Professor Anoush Ehteshami
Wednesday, 10 February 2021
Seminar

For much of the twentieth century Islamists maintained that Islam provided the perfect, authentic and natural solutions to the crisis of the state. In a life and death struggle with the state, Islamist movements were forced underground, only to surface for intermittent confrontations with the ruling establishments. Arguably, the ground shifted dramatically into the 1980s following Iran’s Islamic revolution and the jihad against the Soviet occupation of Afghanistan in 1979, marking an Islamist revival. From Algeria to Jordan and Sudan, Islamist movements were ascendant. So, following an analytical survey of Islamism in the region in the 1980s and nineties, I will turn my attention to the transformative effects of the Arab uprisings on political Islam, arguing that despite Islamists’ spectacular presence, political Islam has been fractured beyond repair. It is now weak and on the defensive, arguably on the run. 
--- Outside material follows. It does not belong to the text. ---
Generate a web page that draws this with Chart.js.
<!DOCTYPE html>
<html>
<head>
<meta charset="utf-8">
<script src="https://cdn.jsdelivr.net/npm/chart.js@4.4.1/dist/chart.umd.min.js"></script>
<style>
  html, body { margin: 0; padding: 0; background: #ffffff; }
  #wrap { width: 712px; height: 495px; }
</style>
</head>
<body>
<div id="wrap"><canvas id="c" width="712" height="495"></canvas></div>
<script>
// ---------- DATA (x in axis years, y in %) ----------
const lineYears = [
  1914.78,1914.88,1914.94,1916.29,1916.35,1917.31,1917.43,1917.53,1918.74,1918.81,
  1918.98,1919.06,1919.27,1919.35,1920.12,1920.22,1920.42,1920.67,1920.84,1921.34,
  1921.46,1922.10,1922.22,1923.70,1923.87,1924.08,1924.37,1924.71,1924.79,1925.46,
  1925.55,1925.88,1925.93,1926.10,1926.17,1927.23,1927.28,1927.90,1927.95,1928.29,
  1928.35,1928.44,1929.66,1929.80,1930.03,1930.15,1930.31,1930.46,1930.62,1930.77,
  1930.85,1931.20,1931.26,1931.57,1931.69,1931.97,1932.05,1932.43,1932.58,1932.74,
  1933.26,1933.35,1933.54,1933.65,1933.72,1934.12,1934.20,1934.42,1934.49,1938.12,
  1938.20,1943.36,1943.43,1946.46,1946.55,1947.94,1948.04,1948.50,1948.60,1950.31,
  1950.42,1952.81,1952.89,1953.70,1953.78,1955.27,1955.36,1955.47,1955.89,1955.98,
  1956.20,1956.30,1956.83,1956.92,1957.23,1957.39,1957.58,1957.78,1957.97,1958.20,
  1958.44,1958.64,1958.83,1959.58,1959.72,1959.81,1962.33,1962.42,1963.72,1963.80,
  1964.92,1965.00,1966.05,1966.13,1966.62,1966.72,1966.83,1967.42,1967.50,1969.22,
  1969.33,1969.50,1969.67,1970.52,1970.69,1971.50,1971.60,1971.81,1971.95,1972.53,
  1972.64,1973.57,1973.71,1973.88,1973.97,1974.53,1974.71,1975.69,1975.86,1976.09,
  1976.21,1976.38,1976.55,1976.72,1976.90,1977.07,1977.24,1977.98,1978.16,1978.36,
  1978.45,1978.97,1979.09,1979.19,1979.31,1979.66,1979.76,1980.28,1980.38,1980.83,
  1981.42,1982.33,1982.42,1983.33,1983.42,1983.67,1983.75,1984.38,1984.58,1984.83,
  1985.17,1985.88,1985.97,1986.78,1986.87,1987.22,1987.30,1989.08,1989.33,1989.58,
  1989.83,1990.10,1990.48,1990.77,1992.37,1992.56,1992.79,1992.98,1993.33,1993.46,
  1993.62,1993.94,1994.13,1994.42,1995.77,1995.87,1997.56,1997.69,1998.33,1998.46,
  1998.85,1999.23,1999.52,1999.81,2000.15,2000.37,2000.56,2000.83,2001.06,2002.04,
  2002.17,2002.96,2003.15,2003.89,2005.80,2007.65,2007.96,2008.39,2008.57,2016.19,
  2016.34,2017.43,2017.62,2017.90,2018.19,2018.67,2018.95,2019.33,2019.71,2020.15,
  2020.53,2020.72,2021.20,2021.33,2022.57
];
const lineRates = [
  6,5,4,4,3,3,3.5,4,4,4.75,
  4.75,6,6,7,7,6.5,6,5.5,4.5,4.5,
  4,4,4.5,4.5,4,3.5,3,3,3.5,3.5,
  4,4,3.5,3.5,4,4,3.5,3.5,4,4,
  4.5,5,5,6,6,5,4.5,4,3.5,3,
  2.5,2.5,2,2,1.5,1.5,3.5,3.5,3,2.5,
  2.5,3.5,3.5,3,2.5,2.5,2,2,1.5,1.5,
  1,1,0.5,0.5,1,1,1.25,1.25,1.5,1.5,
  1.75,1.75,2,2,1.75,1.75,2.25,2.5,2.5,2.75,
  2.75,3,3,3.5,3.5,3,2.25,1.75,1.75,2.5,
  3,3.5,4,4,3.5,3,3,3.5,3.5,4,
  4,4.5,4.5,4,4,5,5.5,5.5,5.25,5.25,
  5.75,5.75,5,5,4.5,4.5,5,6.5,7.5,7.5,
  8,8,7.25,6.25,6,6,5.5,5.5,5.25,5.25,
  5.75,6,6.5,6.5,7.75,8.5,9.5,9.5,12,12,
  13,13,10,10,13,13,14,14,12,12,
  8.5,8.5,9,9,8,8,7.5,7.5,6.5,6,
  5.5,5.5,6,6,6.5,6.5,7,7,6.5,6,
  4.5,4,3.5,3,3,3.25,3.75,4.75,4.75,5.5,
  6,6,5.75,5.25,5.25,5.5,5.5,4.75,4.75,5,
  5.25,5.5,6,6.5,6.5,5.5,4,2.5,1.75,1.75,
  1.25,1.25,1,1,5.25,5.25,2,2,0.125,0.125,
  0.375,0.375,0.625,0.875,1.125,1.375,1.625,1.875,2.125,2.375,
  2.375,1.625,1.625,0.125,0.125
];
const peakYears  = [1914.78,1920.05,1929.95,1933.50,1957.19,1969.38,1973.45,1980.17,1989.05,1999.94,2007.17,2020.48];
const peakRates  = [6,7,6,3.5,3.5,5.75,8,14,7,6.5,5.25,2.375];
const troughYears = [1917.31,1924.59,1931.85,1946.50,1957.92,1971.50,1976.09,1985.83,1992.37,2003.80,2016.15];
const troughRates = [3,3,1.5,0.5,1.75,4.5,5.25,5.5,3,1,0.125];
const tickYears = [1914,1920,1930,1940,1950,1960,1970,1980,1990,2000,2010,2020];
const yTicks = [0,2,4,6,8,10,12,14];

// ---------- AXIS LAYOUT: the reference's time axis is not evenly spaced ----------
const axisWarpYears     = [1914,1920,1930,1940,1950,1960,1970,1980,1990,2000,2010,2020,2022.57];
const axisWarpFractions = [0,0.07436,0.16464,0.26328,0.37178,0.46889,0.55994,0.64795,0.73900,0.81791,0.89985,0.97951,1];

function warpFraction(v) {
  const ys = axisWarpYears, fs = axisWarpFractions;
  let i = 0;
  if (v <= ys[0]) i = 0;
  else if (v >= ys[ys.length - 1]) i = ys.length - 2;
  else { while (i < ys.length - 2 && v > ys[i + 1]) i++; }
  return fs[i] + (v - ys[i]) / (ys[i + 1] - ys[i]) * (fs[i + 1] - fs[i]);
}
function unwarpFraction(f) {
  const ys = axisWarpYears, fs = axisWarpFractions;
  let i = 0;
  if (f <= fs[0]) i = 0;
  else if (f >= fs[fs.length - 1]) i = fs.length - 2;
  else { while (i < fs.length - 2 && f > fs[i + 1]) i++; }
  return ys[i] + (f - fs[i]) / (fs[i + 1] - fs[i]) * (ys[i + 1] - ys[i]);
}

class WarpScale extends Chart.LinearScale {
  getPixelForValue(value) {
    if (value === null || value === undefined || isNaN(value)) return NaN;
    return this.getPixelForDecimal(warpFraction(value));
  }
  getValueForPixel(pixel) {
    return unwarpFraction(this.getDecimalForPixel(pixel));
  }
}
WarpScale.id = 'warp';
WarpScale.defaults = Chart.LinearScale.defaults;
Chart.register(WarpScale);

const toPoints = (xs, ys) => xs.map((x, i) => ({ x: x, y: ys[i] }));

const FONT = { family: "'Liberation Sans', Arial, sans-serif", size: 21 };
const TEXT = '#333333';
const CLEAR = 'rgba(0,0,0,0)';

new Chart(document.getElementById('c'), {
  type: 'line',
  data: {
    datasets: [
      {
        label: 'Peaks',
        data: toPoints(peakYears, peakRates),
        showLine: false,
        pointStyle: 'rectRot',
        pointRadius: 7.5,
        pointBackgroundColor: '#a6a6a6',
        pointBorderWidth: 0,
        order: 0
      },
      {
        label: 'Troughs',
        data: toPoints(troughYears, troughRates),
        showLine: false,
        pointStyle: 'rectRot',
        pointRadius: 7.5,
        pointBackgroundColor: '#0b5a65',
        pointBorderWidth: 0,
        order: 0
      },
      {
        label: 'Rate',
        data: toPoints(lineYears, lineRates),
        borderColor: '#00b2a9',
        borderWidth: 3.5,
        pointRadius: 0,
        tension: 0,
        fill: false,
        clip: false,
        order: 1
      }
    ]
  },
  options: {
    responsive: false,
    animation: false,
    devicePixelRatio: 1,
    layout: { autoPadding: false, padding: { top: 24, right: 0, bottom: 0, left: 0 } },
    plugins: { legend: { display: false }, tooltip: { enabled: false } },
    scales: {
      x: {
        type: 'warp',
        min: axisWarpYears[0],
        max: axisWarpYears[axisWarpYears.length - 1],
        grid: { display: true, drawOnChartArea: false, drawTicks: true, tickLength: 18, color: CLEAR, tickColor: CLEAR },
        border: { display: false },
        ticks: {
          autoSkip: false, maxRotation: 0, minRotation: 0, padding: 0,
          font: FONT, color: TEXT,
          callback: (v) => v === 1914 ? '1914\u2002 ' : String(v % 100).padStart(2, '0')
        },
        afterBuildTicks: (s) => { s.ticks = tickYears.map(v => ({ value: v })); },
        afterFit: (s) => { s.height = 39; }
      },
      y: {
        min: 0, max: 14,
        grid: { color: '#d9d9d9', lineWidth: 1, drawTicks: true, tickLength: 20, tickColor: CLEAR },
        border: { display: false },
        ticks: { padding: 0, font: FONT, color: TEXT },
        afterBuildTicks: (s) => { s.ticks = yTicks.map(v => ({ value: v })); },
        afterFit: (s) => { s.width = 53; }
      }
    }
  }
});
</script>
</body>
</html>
Anoush Ehteshami is Professor of International Relations in the School of Government and International Affairs, Durham University. He is also the Nasser al-Mohammad al-Sabah Chair in International Relations and Director of the HH Sheikh Nasser al-Mohammad al-Sabah Programme in International Relations, Regional Politics and Security. He is, further, Director of the Institute for Middle Eastern & Islamic Studies (IMEIS) at Durham. He acts as Co-director (2016-21) of the £3.9 million AHRC-funded Open Worlds Initiative entitled Cross-Language Dynamics: Reshaping Community. Previously (2006-16), he acted as Joint Director of the nationally (RCUK)-funded Durham-Edinburgh-Manchester Universities’ research and training Centre for the Advanced Study of the Arab World (CASAW).
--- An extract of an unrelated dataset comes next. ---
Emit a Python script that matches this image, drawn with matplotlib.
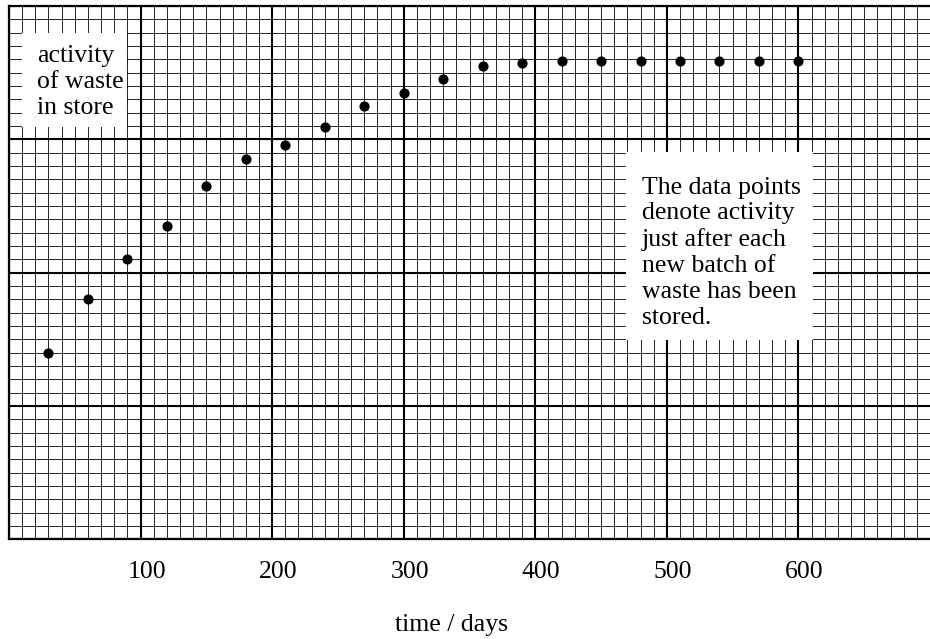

He was Durham University’s first Dean of Internationalization, 2009-2011, and was the founding Head of the School of Government and International Affairs (2004-9). He has been a Fellow of the World Economic Forum, and served as a member of the WEF’s foremost body, the Global Agenda Councils, 2010-12, focusing on energy. He was Vice-President and Chair of Council of the British Society for Middle Eastern Studies (BRISMES) 2000-2003. He is Editor of two major book series on the Middle East and the wider Muslim world, and is member of Editorial Board of seven international journals.